I have two files:
I want to loop through both files, if a sequence name in the fasta file is also in either the 'Hcolumn' or 'Kcolumn', then add the sequence to the corresponding sequence column in the excel file, which is either the 'Hsequence' or the 'Ksequence' column. My idea here is to get the location of the vh value, and add its seq value to the cell on its right (the next row).
Update with examples
fasta file (ignoring the > sign):
headerA
AAAGGCCT
headerB
ATCCTTTG
headerC
GGGGTCCCAAT
excel sheet
Hcolumn Hsequence Kcolumn Ksequence
headerA headerB
headerC headerE
headerD headerF
desired outcome:
Hcolumn Hsequence Kcolumn Ksequence
headerA AAAGGCCT headerB ATCCTTTG
headerC GGGGTCCCAAT headerE
headerD headerF
my new code: (my code below only deals with one column, i don't yet know how to say if it's in columnA OR in columnB)
for line in f:
seq = f.readline()
for vh in data["Hcolumn"]:
vh = vh.rstrip()
if (title in vh):
#print(">"+title, seq)
data["HSequence"]=data["Hcolumn"].apply(lambda vh: seq)
else:
data["HSequence"]=data["Hcolumn"].apply(lambda vh: '')
break
return data.to_csv('Fullseqfile.txt', sep='\t')
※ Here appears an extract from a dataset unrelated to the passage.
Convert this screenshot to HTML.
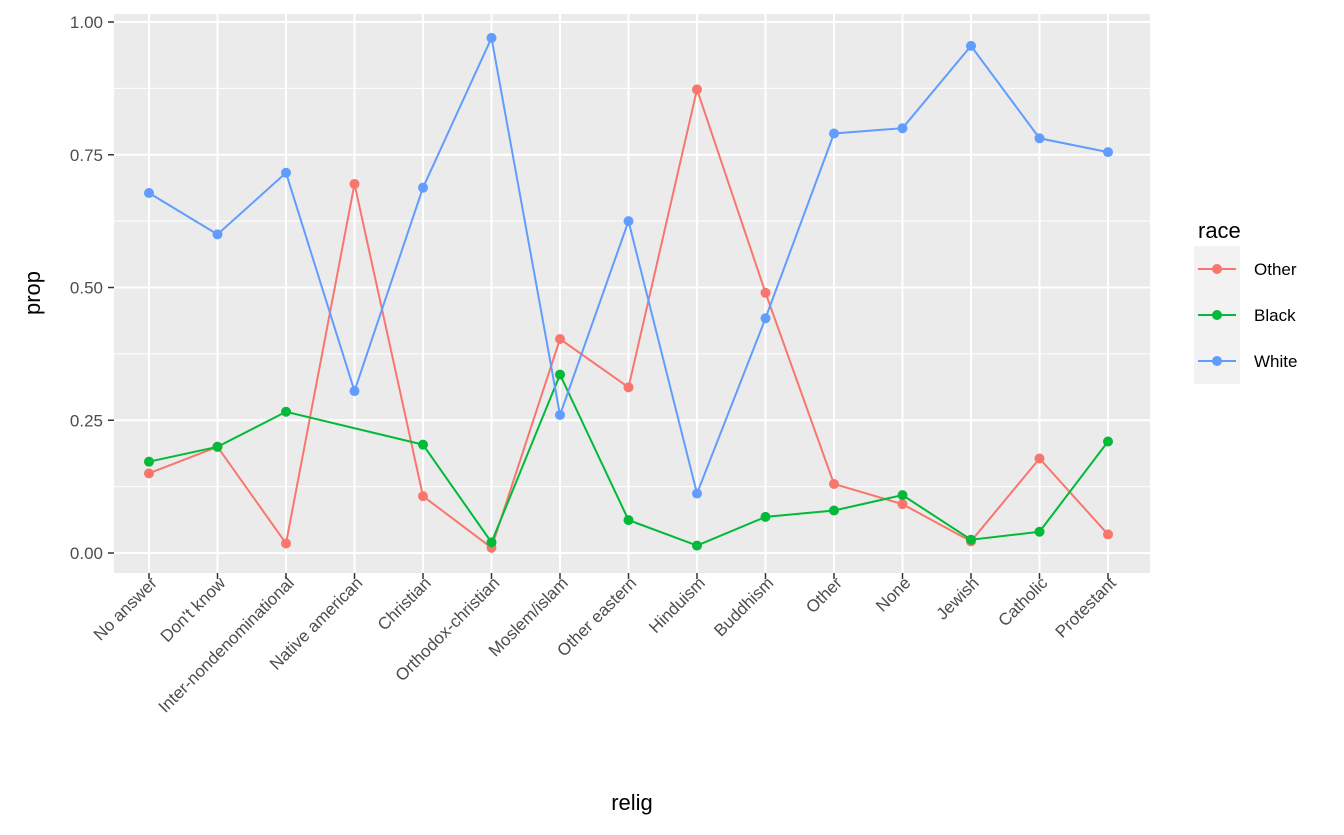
<!DOCTYPE html>
<html><head><meta charset="utf-8"><style>
body{margin:0;background:#fff;font-family:"Liberation Sans",Arial,sans-serif;}
svg text{font-family:"Liberation Sans",Arial,sans-serif;}
</style></head><body>
<svg id="chart" width="1344" height="830" xmlns="http://www.w3.org/2000/svg">
<rect x="114" y="14" width="1036" height="559" fill="#ebebeb"/>
<g id="grid"></g><g id="series"></g><g id="axes"></g>
<text x="632" y="810" font-size="22" text-anchor="middle" fill="#000">relig</text>
<text transform="translate(40,293) rotate(-90)" font-size="22" text-anchor="middle" fill="#000">prop</text>
<g>
<rect x="1194" y="246" width="46" height="138" fill="#f2f2f2"/>
<text x="1198" y="238" font-size="22">race</text>
<g id="legend"></g>
</g>
</svg>
<script>
const categories=["No answer","Don't know","Inter-nondenominational","Native american","Christian","Orthodox-christian","Moslem/islam","Other eastern","Hinduism","Buddhism","Other","None","Jewish","Catholic","Protestant"];
const seriesNames=["Other","Black","White"];
const otherVals=[0.15,0.20,0.018,0.695,0.107,0.010,0.403,0.312,0.873,0.49,0.13,0.092,0.022,0.178,0.035];
const blackVals=[0.172,0.20,0.266,null,0.204,0.020,0.336,0.062,0.014,0.068,0.080,0.109,0.025,0.040,0.210];
const whiteVals=[0.678,0.60,0.716,0.305,0.688,0.970,0.260,0.625,0.112,0.442,0.790,0.800,0.955,0.781,0.755];
const yTicks=[0,0.25,0.5,0.75,1.0];
const yTickLabels=["0.00","0.25","0.50","0.75","1.00"];
const colors=["#f8766d","#00ba38","#619cff"];
const NS="http://www.w3.org/2000/svg";
const x=i=>149+i*(1108-149)/(categories.length-1);
const y=v=>553-v*531;
function mk(tag,attrs,parent){const e=document.createElementNS(NS,tag);for(const k in attrs)e.setAttribute(k,attrs[k]);parent.appendChild(e);return e;}
const grid=document.getElementById('grid'),axes=document.getElementById('axes'),ser=document.getElementById('series'),leg=document.getElementById('legend');
for(let k=0;k<yTicks.length-1;k++){const l=mk('line',{x1:114,x2:1150,y1:y((yTicks[k]+yTicks[k+1])/2),y2:y((yTicks[k]+yTicks[k+1])/2),stroke:'#fff','stroke-width':1},grid);

}
yTicks.forEach((t,k)=>{const l=mk('line',{x1:114,x2:1150,y1:y(t),y2:y(t),stroke:'#fff','stroke-width':2},grid);


const tk=mk('line',{x1:108,x2:114,y1:y(t),y2:y(t),stroke:'#333','stroke-width':1.5},axes);


const tx=mk('text',{x:103,y:y(t)+6,'font-size':17,'text-anchor':'end',fill:'#4d4d4d'},axes);tx.textContent=yTickLabels[k];

});
categories.forEach((c,i)=>{const l=mk('line',{x1:x(i),x2:x(i),y1:14,y2:573,stroke:'#fff','stroke-width':2},grid);


const tk=mk('line',{x1:x(i),x2:x(i),y1:573,y2:579,stroke:'#333','stroke-width':1.5},axes);


const tx=mk('text',{transform:`translate(${x(i)+9},${584}) rotate(-45)`,'font-size':17,'text-anchor':'end',fill:'#4d4d4d'},axes);tx.textContent=c;

});
[otherVals,blackVals,whiteVals].forEach((vals,s)=>{
const pts=[];vals.forEach((v,i)=>{if(v!==null)pts.push(x(i)+','+y(v));});
const pl=mk('polyline',{points:pts.join(' '),fill:'none',stroke:colors[s],'stroke-width':2},ser);


vals.forEach((v,i)=>{if(v===null)return;const p=mk('circle',{cx:x(i),cy:y(v),r:5,fill:colors[s]},ser);

});
const ly=269+s*46;
const ll=mk('line',{x1:1198,x2:1236,y1:ly,y2:ly,stroke:colors[s],'stroke-width':2},leg);


const lc=mk('circle',{cx:1217,cy:ly,r:5,fill:colors[s]},leg);


const lt=mk('text',{x:1254,y:ly+6,'font-size':17,fill:'#000'},leg);lt.textContent=seriesNames[s];


});
</script>
</body></html>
the sequence column returned null, can someone help thanks
In [1]: import pandas as pd
In [2]: !cat data/question1/file.fasta
headerA
AAAGGCCT
headerB
ATCCTTTG
headerC
GGGGTCCCAAT
In [3]: xls=pd.read_excel('file.xls')
In [4]: xls
Out[4]:
Hcolumn Hsequence Kcolumn Ksequence
0 headerA NaN headerB NaN
1 headerC NaN headerE NaN
2 headerD NaN headerF NaN
In [5]: fh = open('file.fasta')
...: fasta_dic={}
...: for line in fh:
...: if line.startswith('h'):
...: seq_header = line.strip('\n')
...: fasta_dic[seq_header] = ''
...: else:
...: fasta_dic[seq_header] = line.strip('\n')
...:
In [6]: def fill_seq(x):
...: if x in fasta_dic.keys():
...: return fasta_dic[x]
...: else:
...: return ''
...:
In [7]: xls['Hsequence'] = xls['Hcolumn'].apply(fill_seq)
...: xls['Ksequence'] = xls['Kcolumn'].apply(fill_seq)
...:
In [8]: xls
Out[8]:
Hcolumn Hsequence Kcolumn Ksequence
0 headerA AAAGGCCT headerB ATCCTTTG
1 headerC GGGGTCCCAAT headerE
2 headerD headerF
Builds a dictionary fasta_dic
with the sequences names as key and the sequences as value.
The function fill_seq
checks if the input x
it's in the dictionary you defined before, if it finds the value it will return the sequence.
You apply the function fill_seq
to the H/K sequence columns using the values from H/K sequence as input.
After this you can keep working with your dataframe or export it to a xls file.